№ 4
Jimmy Giuffre 3
Bremen & Stuttgart 1961 (Eminem)
—Point of Departure
This article appeared last year in Moment’s Notice, Point of Departure’s quarterly series of reviews.
Producer Martin Davidson salvaged treasure with Bremen & Stuttgart 1961. This two-disc set includes complete reissues of hat ART’s early 1990s CDs Flight, Bremen 1961 and Emphasis, Stuttgart 1961 (with Art Lange’s original liner notes), along with six – yes, six! – previously unissued performances from the Bremen concert. “Used to Be” and an unused take of “Trudgin’,” recorded in New York City six months before the trio’s European tour – and left off ECM’s reissue of the Verve dates – are also here, on CD in pristine shape for the first time.
I’m not sure I need to make another case for how extraordinary the edition of the Jimmy Giuffre 3 with Paul Bley and Steve Swallow was. It was – and remains – extraordinary, one of the irreplaceable groups in the history of jazz. These live performances were an archeological wonder when they were acquired from German radio in 1992. At that point, there were just three recordings available, on ECM (1961, a masterful reissue of the original Verve recordings, Fusion and Thesis) and on Columbia (Free Fall). Lange called it the official canon.
Bremen and Stuttgart included new material: Jimmy Giuffre’s “Call of the Centaur,” “Trance,” and the largely through-composed five-movement “Suite for Germany,” as well as Carla Bley’s “Postures.” But most of all, they just gave us more: more from a group that had lasted less than two years and then, in the early ’90s, was being re-examined by an entirely new generation of musicians.
Now we have something else to ponder. Among Emanem’s discoveries are three piano-bass duos from Bremen: “Ba-Lue Bolivar Ba-Lues Are,” “I Can’t Get Started,” and “Compassion for P.B.” Davidson is delightfully direct about his decisions. He’s quite sure he slotted the new trios (“Jesús Maria,” “Carla,” “Venture”) into the set correctly. “However,” he wrote, “I have no idea where the duo pieces fitted in, so I have used them as a break between the two concerts.”

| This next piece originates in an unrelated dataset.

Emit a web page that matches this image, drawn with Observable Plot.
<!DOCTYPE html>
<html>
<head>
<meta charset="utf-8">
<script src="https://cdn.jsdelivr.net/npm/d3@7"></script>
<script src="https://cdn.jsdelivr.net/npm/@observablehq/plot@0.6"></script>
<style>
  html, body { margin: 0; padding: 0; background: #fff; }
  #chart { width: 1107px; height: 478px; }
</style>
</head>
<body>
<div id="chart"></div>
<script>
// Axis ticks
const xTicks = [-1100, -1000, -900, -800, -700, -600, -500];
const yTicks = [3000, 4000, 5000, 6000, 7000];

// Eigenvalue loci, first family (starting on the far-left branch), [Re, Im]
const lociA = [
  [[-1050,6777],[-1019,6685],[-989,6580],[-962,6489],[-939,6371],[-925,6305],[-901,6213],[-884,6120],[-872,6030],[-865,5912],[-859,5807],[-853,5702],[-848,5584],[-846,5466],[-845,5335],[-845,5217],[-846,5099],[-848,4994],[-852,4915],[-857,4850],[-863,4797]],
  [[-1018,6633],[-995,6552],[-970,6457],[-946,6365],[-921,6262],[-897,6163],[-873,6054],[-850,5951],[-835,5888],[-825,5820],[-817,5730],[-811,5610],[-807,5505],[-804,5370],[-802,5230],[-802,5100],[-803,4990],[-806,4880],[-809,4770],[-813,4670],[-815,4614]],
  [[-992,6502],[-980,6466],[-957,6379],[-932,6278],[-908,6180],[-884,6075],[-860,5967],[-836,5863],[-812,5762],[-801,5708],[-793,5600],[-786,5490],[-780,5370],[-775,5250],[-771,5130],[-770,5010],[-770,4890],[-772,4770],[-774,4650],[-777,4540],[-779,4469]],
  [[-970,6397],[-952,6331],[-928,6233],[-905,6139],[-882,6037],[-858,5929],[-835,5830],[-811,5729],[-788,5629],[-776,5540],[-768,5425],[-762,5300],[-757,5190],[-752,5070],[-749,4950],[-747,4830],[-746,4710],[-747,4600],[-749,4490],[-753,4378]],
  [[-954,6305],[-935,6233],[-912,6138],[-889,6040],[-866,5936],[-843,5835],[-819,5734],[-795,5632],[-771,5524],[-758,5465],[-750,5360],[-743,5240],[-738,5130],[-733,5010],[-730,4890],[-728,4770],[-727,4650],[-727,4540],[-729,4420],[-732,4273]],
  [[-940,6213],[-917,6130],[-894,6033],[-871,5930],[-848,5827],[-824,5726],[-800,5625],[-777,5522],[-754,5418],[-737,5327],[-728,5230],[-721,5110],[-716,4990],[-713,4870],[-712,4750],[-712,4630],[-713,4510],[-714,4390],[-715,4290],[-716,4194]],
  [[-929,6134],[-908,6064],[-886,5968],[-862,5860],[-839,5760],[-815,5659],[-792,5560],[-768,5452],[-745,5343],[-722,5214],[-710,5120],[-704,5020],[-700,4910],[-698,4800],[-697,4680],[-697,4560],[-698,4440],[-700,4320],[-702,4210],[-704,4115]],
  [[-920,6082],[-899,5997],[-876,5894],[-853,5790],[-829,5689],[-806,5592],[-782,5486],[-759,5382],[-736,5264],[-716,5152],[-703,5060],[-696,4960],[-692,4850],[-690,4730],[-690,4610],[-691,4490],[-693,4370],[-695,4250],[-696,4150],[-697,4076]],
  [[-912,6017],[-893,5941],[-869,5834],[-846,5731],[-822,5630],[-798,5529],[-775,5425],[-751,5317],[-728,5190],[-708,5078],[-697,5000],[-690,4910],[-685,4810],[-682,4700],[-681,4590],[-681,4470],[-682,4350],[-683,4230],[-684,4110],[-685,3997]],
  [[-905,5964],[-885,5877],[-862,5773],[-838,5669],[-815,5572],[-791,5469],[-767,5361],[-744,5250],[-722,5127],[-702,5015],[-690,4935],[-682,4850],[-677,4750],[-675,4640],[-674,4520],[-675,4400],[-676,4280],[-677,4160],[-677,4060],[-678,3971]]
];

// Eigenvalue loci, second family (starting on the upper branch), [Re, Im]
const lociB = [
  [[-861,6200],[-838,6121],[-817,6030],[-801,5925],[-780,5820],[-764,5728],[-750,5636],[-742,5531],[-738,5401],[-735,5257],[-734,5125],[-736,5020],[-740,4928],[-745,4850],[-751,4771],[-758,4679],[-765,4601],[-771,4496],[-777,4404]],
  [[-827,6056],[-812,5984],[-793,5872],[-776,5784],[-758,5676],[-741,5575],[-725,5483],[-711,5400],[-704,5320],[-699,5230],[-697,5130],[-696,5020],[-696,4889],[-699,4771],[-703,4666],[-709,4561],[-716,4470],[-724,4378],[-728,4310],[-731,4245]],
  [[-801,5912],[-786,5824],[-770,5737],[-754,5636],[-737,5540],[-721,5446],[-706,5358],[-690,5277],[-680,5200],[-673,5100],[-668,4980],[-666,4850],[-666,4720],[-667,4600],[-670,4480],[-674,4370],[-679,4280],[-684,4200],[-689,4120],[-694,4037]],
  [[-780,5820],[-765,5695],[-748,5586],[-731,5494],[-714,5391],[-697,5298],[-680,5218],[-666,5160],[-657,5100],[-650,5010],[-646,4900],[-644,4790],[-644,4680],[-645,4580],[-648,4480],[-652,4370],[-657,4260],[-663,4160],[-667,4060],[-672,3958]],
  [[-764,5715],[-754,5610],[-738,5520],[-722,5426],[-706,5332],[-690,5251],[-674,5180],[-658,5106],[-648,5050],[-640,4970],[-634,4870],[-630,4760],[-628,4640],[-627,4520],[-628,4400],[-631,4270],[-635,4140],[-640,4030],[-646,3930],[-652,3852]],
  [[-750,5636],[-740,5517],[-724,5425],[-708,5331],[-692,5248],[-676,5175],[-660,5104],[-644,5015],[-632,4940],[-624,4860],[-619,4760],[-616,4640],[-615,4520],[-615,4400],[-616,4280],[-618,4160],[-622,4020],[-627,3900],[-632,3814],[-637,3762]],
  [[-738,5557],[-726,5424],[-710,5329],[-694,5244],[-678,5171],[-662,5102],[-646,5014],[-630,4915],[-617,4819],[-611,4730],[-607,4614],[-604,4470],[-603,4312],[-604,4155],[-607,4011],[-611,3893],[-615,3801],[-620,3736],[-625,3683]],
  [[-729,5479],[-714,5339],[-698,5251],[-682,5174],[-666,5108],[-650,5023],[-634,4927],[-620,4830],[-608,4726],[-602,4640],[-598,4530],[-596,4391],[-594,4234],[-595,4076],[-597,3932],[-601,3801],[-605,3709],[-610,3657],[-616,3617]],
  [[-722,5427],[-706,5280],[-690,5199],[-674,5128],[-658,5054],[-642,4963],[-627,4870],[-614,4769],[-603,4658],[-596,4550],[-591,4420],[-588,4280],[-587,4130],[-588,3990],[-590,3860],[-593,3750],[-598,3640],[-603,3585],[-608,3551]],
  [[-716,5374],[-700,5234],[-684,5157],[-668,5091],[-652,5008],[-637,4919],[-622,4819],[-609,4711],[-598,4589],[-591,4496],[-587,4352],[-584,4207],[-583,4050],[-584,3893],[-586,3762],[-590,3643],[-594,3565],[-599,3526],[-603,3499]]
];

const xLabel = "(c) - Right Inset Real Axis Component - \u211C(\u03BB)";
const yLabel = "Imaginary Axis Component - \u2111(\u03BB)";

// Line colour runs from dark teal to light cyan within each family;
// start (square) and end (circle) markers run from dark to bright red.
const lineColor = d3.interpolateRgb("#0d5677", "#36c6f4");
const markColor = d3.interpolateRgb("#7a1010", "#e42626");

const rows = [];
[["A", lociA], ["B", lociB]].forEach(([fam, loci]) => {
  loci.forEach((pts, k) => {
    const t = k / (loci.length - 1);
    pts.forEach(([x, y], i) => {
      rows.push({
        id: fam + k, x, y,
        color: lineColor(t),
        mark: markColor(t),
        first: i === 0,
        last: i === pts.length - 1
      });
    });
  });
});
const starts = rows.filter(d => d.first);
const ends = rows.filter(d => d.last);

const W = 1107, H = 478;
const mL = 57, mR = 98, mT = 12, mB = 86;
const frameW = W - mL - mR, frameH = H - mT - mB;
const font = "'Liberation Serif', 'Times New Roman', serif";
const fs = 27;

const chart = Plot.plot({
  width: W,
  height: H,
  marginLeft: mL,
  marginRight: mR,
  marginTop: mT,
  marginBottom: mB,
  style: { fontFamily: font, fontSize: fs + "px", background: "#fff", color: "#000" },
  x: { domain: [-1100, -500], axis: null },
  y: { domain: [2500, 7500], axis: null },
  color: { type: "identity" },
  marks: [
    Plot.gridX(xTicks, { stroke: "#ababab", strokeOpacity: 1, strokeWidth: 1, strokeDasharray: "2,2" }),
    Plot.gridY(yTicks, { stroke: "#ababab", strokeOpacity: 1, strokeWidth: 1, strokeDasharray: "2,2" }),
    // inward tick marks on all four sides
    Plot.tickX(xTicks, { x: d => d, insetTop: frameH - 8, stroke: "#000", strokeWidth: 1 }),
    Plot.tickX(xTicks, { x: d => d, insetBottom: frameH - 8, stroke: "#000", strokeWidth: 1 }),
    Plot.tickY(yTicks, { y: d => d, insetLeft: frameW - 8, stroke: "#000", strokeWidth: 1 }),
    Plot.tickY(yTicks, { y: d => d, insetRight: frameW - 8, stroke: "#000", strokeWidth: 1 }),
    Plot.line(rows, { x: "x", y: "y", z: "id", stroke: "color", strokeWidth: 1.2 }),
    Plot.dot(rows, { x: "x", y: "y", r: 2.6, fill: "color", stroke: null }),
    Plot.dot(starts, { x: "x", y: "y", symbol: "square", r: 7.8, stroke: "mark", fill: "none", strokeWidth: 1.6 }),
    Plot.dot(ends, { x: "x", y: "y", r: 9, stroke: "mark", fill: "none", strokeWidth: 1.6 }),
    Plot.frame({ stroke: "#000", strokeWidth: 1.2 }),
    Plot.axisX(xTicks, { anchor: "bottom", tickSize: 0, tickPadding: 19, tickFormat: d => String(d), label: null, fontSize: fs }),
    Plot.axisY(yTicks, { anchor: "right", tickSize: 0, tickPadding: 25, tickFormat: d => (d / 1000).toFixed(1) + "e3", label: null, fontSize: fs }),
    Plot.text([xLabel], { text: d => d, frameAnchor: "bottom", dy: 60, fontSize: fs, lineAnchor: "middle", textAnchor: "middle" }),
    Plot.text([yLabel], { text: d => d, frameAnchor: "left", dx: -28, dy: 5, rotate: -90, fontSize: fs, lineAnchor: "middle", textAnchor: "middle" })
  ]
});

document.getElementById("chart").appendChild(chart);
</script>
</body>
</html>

These duets are exceptional finds. Steve Swallow has, even in these early days (he’d just turned 21), a complete awareness of sound and space and his role in these new forms. Paul Bley was, well, Paul Bley even then (he turned 29 mid-tour), producing a prescient, perfectly balanced microcosmos. The choices epitomize the era — Monk, show tune, Ornette – and, as this concert hall morphs into a coffee house (or the Hillcrest Club), you see, in less hyperbolic ways, shades of Bley’s famous 2002 quip: “I’ve spent many years learning how to play as slow as possible, and then many more years learning how to play as fast as possible. I’ve spent many years trying to play as good as possible.” (He finished by saying, “At the present I’m trying to spend as many years learning how to play as bad as possible.”)
“Compassion” is played exponentially quicker than Coleman’s original quartet on Tomorrow Is the Question nearly three years earlier. (Did Bley learn this from Ornette in Los Angeles?) And to put the duo – and the phrase “as good as possible” – in context: at the end of 1961, Bill Evans, still mourning the death of Scott LaFaro barely six months earlier, had begun playing with bassist Chuck Israels. Hindsight makes it clear: Bley and Swallow were their natural peers.